(Code that draws figures)
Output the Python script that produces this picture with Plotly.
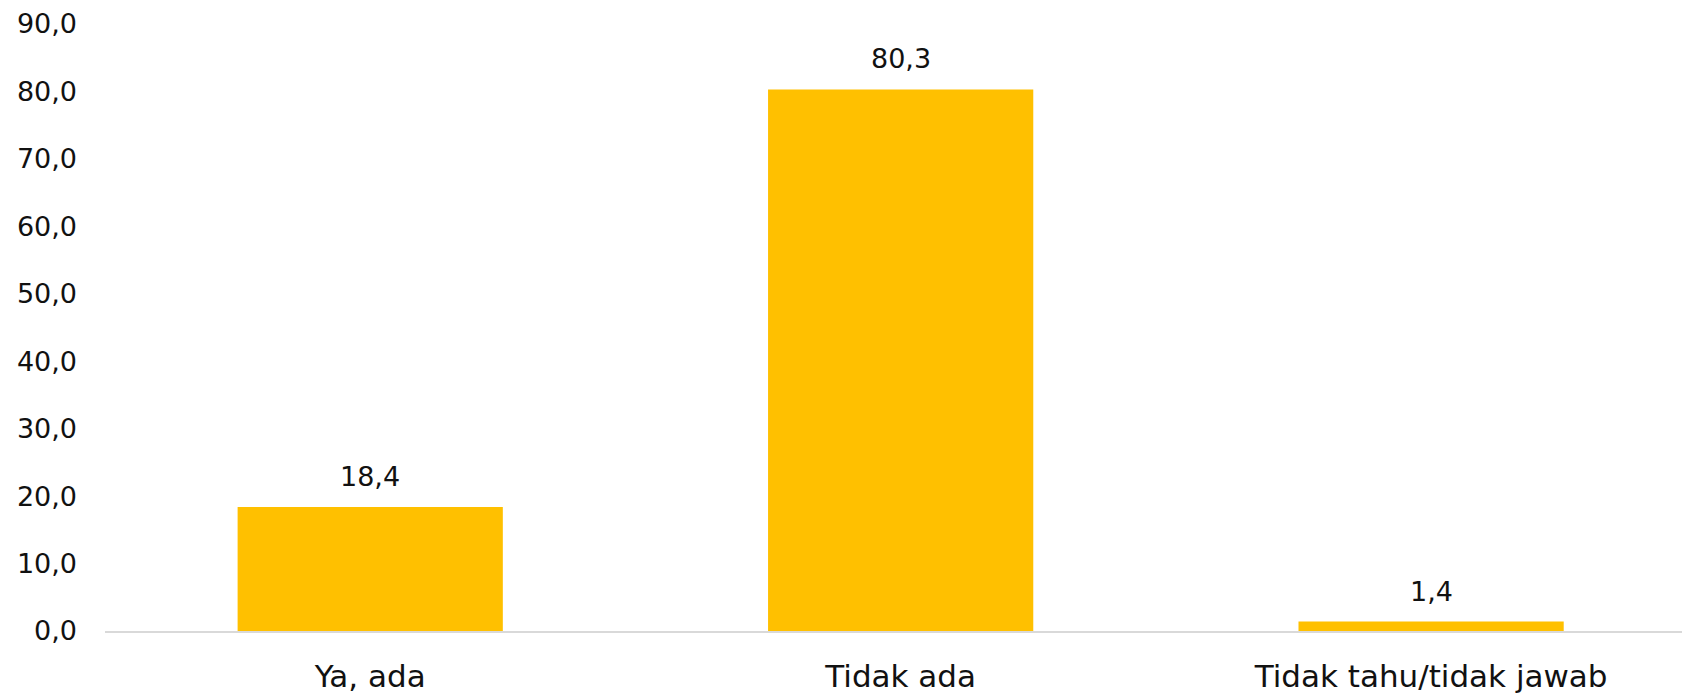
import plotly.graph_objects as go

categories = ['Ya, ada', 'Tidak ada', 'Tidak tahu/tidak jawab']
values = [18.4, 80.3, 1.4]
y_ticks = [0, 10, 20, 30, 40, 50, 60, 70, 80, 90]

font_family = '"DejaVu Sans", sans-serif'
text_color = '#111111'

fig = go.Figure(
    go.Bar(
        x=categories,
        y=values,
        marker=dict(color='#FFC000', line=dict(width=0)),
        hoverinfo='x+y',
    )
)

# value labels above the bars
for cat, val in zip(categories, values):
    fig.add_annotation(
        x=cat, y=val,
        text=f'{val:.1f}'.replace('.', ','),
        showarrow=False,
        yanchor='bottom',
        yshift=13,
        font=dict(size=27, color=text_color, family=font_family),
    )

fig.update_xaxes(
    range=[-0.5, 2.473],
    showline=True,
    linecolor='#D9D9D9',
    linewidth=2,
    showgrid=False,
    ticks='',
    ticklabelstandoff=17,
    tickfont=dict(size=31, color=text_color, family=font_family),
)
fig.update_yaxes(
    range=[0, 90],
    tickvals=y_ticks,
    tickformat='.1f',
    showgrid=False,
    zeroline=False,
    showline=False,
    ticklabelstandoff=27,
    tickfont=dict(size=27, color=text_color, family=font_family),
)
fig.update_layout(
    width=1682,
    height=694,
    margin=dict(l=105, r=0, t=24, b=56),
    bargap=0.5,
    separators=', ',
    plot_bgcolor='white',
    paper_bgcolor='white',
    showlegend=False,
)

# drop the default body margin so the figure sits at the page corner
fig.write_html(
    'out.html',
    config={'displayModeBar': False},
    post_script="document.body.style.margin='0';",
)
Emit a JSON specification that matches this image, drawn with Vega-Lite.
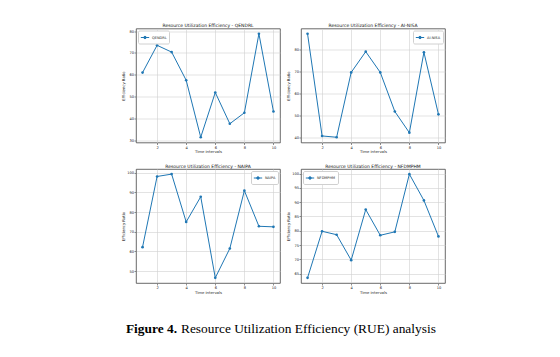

Requirements
Output the data exactly. Pictures don't belong in the result.

Final result
Output the Python script that produces this picture with Plotly.
import plotly.graph_objects as go

categories = ['Ya, ada', 'Tidak ada', 'Tidak tahu/tidak jawab']
values = [18.4, 80.3, 1.4]
y_ticks = [0, 10, 20, 30, 40, 50, 60, 70, 80, 90]

font_family = '"DejaVu Sans", sans-serif'
text_color = '#111111'

fig = go.Figure(
    go.Bar(
        x=categories,
        y=values,
        marker=dict(color='#FFC000', line=dict(width=0)),
        hoverinfo='x+y',
    )
)

# value labels above the bars
for cat, val in zip(categories, values):
    fig.add_annotation(
        x=cat, y=val,
        text=f'{val:.1f}'.replace('.', ','),
        showarrow=False,
        yanchor='bottom',
        yshift=13,
        font=dict(size=27, color=text_color, family=font_family),
    )

fig.update_xaxes(
    range=[-0.5, 2.473],
    showline=True,
    linecolor='#D9D9D9',
    linewidth=2,
    showgrid=False,
    ticks='',
    ticklabelstandoff=17,
    tickfont=dict(size=31, color=text_color, family=font_family),
)
fig.update_yaxes(
    range=[0, 90],
    tickvals=y_ticks,
    tickformat='.1f',
    showgrid=False,
    zeroline=False,
    showline=False,
    ticklabelstandoff=27,
    tickfont=dict(size=27, color=text_color, family=font_family),
)
fig.update_layout(
    width=1682,
    height=694,
    margin=dict(l=105, r=0, t=24, b=56),
    bargap=0.5,
    separators=', ',
    plot_bgcolor='white',
    paper_bgcolor='white',
    showlegend=False,
)

# drop the default body margin so the figure sits at the page corner
fig.write_html(
    'out.html',
    config={'displayModeBar': False},
    post_script="document.body.style.margin='0';",
)
Emit a JSON specification that matches this image, drawn with Vega-Lite.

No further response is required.